* SUPPLIED MATERIAL *
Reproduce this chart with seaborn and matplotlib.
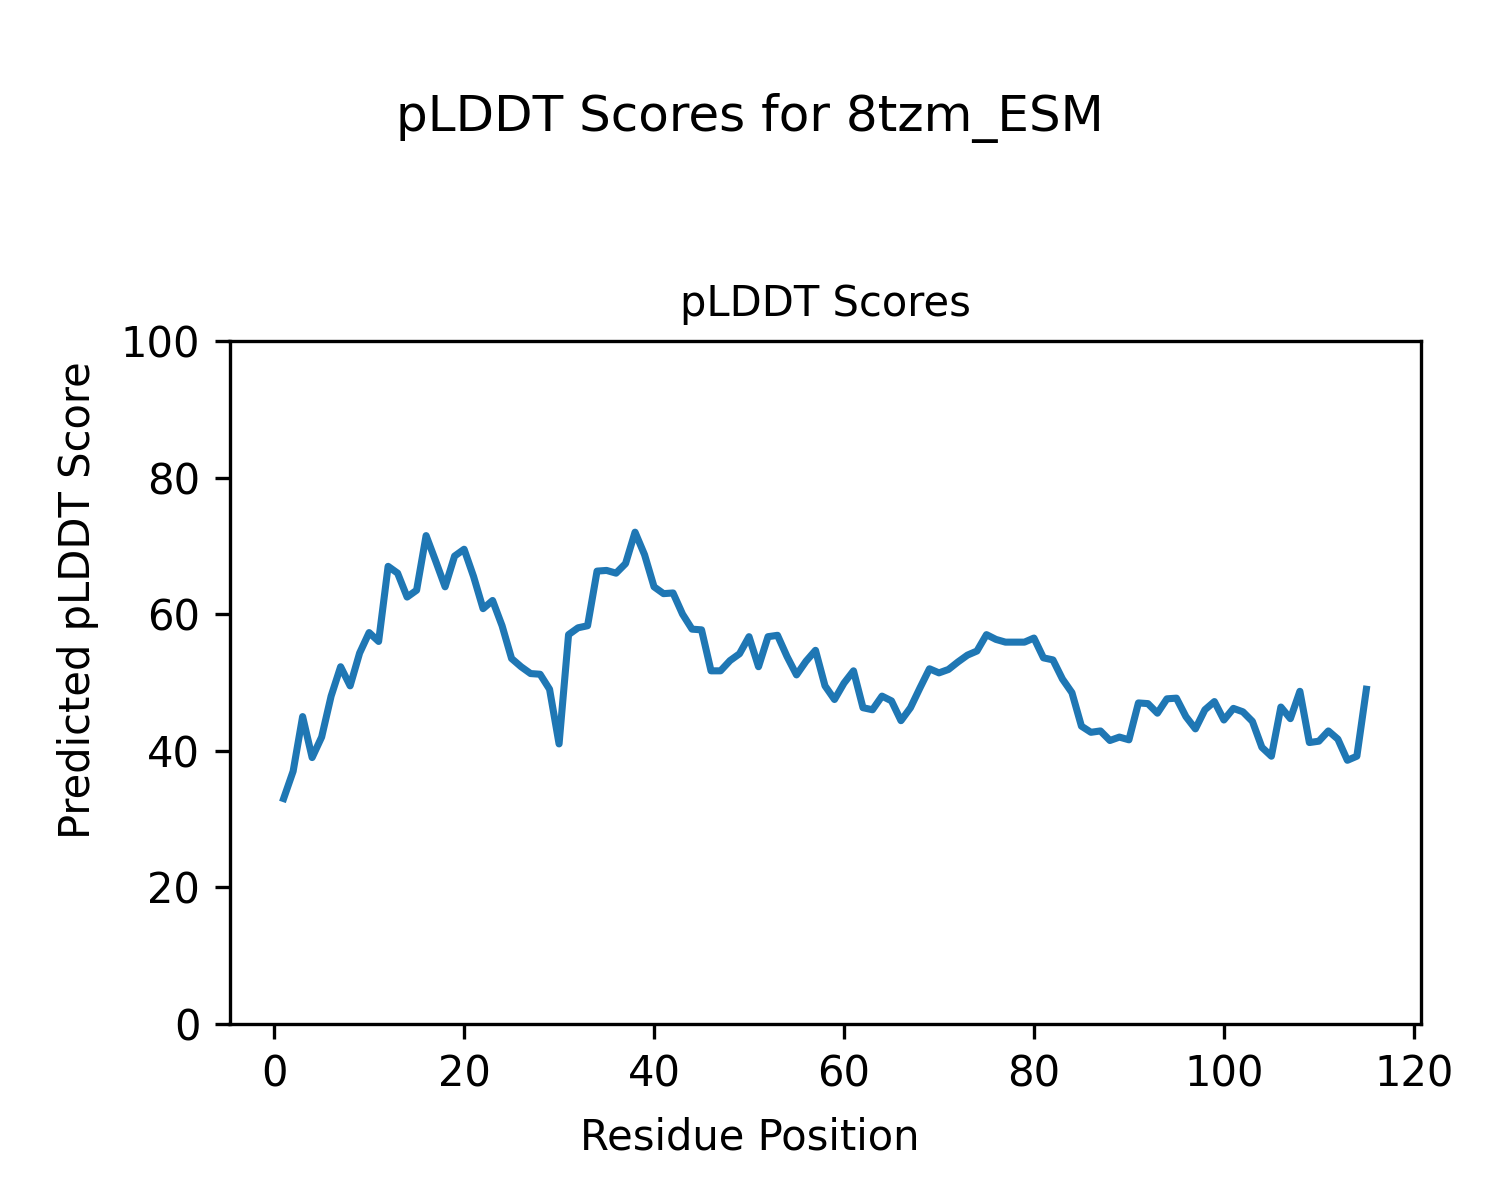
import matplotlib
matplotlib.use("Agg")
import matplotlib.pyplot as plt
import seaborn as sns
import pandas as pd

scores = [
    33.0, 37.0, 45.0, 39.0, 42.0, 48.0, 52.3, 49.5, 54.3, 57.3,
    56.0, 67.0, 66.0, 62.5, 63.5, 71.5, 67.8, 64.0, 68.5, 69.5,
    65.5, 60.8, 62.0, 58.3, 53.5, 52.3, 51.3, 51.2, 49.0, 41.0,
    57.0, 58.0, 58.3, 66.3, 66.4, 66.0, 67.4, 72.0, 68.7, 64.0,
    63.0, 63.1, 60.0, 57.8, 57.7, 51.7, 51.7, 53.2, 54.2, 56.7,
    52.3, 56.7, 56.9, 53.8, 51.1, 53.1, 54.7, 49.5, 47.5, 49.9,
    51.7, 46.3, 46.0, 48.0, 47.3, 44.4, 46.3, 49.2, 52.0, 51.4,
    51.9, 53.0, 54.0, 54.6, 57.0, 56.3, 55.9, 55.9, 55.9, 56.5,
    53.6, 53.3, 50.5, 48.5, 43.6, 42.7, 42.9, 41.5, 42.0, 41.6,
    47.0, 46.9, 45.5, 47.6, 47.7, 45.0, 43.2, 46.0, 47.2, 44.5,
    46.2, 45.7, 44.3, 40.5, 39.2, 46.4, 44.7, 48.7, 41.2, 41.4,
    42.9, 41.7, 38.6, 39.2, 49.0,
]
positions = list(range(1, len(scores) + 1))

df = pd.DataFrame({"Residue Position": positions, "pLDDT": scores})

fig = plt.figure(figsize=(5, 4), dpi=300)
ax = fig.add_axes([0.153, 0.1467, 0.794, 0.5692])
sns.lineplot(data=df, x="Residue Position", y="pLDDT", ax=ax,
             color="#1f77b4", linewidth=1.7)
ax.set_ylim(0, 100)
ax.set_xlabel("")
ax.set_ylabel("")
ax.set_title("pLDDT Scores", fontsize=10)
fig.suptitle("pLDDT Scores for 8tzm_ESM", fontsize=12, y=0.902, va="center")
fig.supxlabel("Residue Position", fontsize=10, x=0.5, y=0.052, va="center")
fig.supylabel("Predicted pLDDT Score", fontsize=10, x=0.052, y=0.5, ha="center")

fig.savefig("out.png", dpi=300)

* REQUEST *
Without the pictures, retype the whole of the material above exactly.

* TASK SOLUTION *
Reproduce this chart with seaborn and matplotlib.
import matplotlib
matplotlib.use("Agg")
import matplotlib.pyplot as plt
import seaborn as sns
import pandas as pd

scores = [
    33.0, 37.0, 45.0, 39.0, 42.0, 48.0, 52.3, 49.5, 54.3, 57.3,
    56.0, 67.0, 66.0, 62.5, 63.5, 71.5, 67.8, 64.0, 68.5, 69.5,
    65.5, 60.8, 62.0, 58.3, 53.5, 52.3, 51.3, 51.2, 49.0, 41.0,
    57.0, 58.0, 58.3, 66.3, 66.4, 66.0, 67.4, 72.0, 68.7, 64.0,
    63.0, 63.1, 60.0, 57.8, 57.7, 51.7, 51.7, 53.2, 54.2, 56.7,
    52.3, 56.7, 56.9, 53.8, 51.1, 53.1, 54.7, 49.5, 47.5, 49.9,
    51.7, 46.3, 46.0, 48.0, 47.3, 44.4, 46.3, 49.2, 52.0, 51.4,
    51.9, 53.0, 54.0, 54.6, 57.0, 56.3, 55.9, 55.9, 55.9, 56.5,
    53.6, 53.3, 50.5, 48.5, 43.6, 42.7, 42.9, 41.5, 42.0, 41.6,
    47.0, 46.9, 45.5, 47.6, 47.7, 45.0, 43.2, 46.0, 47.2, 44.5,
    46.2, 45.7, 44.3, 40.5, 39.2, 46.4, 44.7, 48.7, 41.2, 41.4,
    42.9, 41.7, 38.6, 39.2, 49.0,
]
positions = list(range(1, len(scores) + 1))

df = pd.DataFrame({"Residue Position": positions, "pLDDT": scores})

fig = plt.figure(figsize=(5, 4), dpi=300)
ax = fig.add_axes([0.153, 0.1467, 0.794, 0.5692])
sns.lineplot(data=df, x="Residue Position", y="pLDDT", ax=ax,
             color="#1f77b4", linewidth=1.7)
ax.set_ylim(0, 100)
ax.set_xlabel("")
ax.set_ylabel("")
ax.set_title("pLDDT Scores", fontsize=10)
fig.suptitle("pLDDT Scores for 8tzm_ESM", fontsize=12, y=0.902, va="center")
fig.supxlabel("Residue Position", fontsize=10, x=0.5, y=0.052, va="center")
fig.supylabel("Predicted pLDDT Score", fontsize=10, x=0.052, y=0.5, ha="center")

fig.savefig("out.png", dpi=300)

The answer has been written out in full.